Well, there’s a hack that works pretty darn well. And it can help you isolate problems per directory and gain a better understanding for quality indexation levels across each directory. The solution is adding properties to GSC for each directory. I’ve written a few blog posts about this topic and I always tell clients with larger-scale sites to set this up ASAP.

After adding each important directory to GSC, you can view the coverage and performance reporting JUST FOR THAT DIRECTORY. You can get a better feel for that directory by drilling into the various reporting without having to worry about the other directories muddying up the data.

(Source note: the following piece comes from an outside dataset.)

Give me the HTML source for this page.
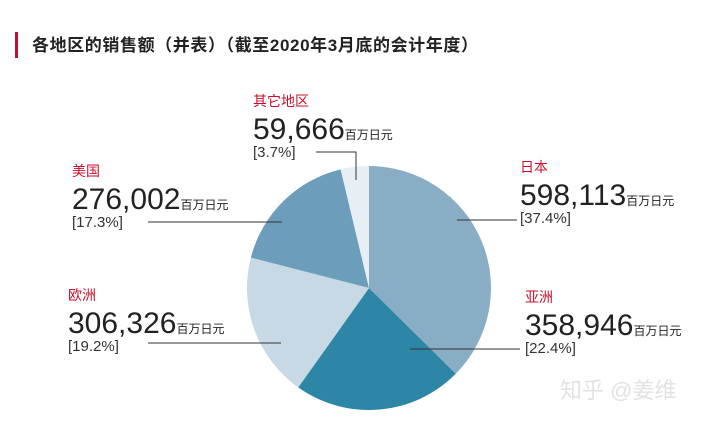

Google's documentation for adding directories as properties in Search Console (GSC)
Adding a directory to Google Search Console (GSC) as a property

Case Study: Drill Into Directories And Let The Data Guide You
Back to the case study. Earlier I explained that I’m helping a client with a pretty serious quality indexation problem and it’s a great example of what I’ve explained so far in this post. By using the methods I covered, it was easy to identify problematic areas of the site where many pages were indexed, yet those areas received almost no organic search traffic.

And I’m not talking about a few thousand pages indexed here or there. I’m referring to millions of pages indexed with almost no organic search value at all. That helped us identify clear candidates for deindexing (either via noindexing, 404ing, or by canonicalizing urls that were duplicates).

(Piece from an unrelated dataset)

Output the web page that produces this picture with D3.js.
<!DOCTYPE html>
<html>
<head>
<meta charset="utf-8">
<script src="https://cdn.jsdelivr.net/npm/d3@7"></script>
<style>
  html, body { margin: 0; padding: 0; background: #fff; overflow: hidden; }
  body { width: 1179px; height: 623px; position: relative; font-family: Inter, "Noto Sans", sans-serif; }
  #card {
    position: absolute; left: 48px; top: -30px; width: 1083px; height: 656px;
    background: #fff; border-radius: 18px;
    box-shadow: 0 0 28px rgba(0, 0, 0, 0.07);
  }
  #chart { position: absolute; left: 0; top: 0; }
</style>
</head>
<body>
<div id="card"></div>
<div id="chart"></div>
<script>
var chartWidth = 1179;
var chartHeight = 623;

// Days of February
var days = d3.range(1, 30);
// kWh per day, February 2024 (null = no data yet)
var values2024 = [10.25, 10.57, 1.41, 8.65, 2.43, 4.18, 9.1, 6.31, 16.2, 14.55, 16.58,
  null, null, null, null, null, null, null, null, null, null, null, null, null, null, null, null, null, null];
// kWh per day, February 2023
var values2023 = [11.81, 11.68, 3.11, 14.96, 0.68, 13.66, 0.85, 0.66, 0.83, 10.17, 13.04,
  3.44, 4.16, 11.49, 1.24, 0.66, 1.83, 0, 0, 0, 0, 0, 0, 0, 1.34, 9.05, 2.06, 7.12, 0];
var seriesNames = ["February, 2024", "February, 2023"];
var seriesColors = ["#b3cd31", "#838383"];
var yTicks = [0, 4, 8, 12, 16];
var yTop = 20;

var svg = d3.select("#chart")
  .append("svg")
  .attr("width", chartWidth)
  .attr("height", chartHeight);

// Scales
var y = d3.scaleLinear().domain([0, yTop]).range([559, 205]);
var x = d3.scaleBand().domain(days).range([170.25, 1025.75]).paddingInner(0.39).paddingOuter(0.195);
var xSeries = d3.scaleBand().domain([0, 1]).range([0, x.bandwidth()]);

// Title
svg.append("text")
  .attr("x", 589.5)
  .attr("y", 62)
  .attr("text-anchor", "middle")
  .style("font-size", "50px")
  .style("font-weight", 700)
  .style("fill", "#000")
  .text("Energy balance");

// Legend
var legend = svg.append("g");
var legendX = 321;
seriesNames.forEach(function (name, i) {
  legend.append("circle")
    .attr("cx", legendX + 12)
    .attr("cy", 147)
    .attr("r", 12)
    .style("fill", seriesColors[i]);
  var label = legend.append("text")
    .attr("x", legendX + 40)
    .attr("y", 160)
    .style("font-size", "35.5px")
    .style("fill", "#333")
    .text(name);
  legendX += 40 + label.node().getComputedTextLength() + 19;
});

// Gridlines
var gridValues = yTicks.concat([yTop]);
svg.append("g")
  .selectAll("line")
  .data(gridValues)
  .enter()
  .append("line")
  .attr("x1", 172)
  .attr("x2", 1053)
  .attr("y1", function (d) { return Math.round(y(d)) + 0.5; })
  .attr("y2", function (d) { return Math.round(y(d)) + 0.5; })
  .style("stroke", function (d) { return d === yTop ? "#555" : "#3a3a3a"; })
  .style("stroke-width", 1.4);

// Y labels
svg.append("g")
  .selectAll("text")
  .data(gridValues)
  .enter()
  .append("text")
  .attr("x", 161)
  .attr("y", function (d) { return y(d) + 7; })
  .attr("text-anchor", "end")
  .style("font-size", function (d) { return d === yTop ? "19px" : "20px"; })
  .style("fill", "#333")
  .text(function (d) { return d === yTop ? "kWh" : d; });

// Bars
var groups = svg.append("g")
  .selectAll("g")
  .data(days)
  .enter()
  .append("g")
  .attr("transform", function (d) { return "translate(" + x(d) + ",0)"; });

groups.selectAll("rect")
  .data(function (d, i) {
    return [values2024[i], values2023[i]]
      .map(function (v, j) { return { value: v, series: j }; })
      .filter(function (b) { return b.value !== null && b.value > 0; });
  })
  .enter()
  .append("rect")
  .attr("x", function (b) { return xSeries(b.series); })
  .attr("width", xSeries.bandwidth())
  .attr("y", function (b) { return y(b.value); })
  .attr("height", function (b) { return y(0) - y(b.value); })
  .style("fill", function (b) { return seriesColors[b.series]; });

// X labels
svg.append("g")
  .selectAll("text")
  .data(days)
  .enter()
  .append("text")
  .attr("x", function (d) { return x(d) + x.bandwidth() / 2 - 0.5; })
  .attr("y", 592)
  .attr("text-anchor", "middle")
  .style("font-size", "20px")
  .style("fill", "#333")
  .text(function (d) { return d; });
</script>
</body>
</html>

Below, I’ll cover some quick examples of high indexation and low search value. I think you’ll get the picture pretty quickly. Let’s begin.

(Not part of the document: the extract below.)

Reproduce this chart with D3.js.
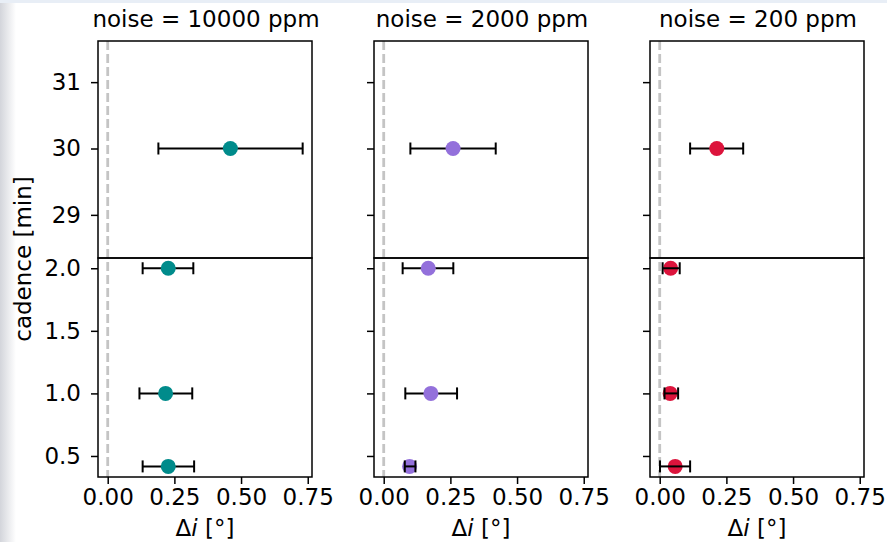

Directory One – Weak Quality Indexation
The directory contains pages targeting broad queries that this site will never rank for. It’s not even the main focus of the site. There are 25.3K pages indexed according to GSC, yet only 28 clicks. Yep, just 28. GA shows very low levels of traffic from Google organic as well.

Quality indexation problem example one.
Quality indexation problem and low traffic from Google organic.

Directory Two – Weaker Quality Indexation
The next directory that raised red flags yielded even weaker quality indexation levels. It also covered an area of content that was fine to have for users once they are on the site (it was tangentially relevant to the main topic for the site), but the content wasn’t great and many people wouldn’t even be searching for this type of information. There are 125K pages indexed in the directory, yet only 39 clicks in GSC.

Quality indexation problem example two.
Low traffic levels from problematic areas of a site.

Directory  Three – Duplicate content not handled properly.
The third directory I checked contained mass-duplicate content that was not being handled properly. For example, the urls should be canonicalized to the true canonical urls. There were 491K pages indexed in this directory, yet there were only 224 clicks during the time period.

Quality indexation problem example three.
Low number of clicks from Google organic to problematic areas of a website.

Directory Four – This is getting scary.
The next directory that I had concerns with had a whopping 3.04M pages indexed. It yielded more traffic than the previous three I checked, but still only 5.79K clicks. That’s not very much based on total indexation for the directory. Not good.

Quality indexation problem example four.
A low ratio of traffic to indexed pages for a problematic area of a website.

And with each additional directory I checked, I saw more of the same. Many pages indexed that weren’t yielding any (or much) organic search traffic. This was a great example of how weak quality indexation could bog down a site.

Moving Forward: Taking Action To Improve Quality Indexation
I’m working with the site owner to fix this situation as quickly as we can. Since it’s a huge site, this will take time to fix and then time for Google to reprocess the changes. Our goal is to make sure only the highest-quality pages are indexed while ensuring low-quality, thin, or duplicate content is handled properly from an SEO standpoint.

Below, I’ll end this post with some final tips and recommendations for enhancing quality indexation. Again, it’s an incredibly important topic for SEO.

Some tips and recommendations when investigating quality indexation problems:

  • First, if you manage a large-scale site, make sure you focus on thoroughly understanding quality indexation levels across the site (by directory if you can). Don’t end up with many low-quality or thin pages indexed.
  • As I covered earlier, definitely add GSC properties by directory if you can. That will enable you to isolate those directories and view all GSC reporting by that subfolder.
  • Understand the organic search value for each directory. You can leverage both GSC and GA data to verify traffic per site section and compare that to indexation per directory. And you should crawl those areas to fully understand what’s going on there from a content standpoint, technical SEO standpoint, etc.
  • Objectively analyze pages from each directory to understand the true value for the user. Ask yourself what would users search for to find that content? And if they find the content via Search, would it meet or exceed user expectations? If you’re having a hard time answering those questions, the pages could be good candidates for deindexing.
  • Form a plan of attack for improving quality indexation across the site. And understand volatility will probably come along for the ride if you are implementing significant changes across a large-scale site. That said, do what’s best for the long-term health of the site.
  • Track changes the best you can by documenting your coverage reporting and search analytics reporting over time. Coverage reporting is just for the past 90 days while search analytics data is for the past 16 months.
  • Don’t forget to set up accurate and thorough xml sitemaps (especially for larger-scale sites). They can help on multiple levels as I mentioned earlier. And if you are running a large-scale site, use sitemap index files to make sure you have full coverage of your site’s canonical urls. Make sure lastmod dates are accurate and are updated whenever content significantly changes across pages.

Summary – Don’t let weak quality indexation drag down your site.
In this post, I documented a good case of a site dealing with quality indexation problems. And with Google confirming that every page indexed is taken into account when evaluating quality, having millions of additional low-quality or thin pages indexed is not a good thing.

If you manage a large-scale site, this can become especially dangerous SEO-wise. I recommend going through the process I documented above and surfacing quality indexation problems. Then you should address those problems efficiently to enhance the long-term health of the site. You might experience some volatility in the short-term, but your goal should be long-term SEO success. I would focus on that. Good luck.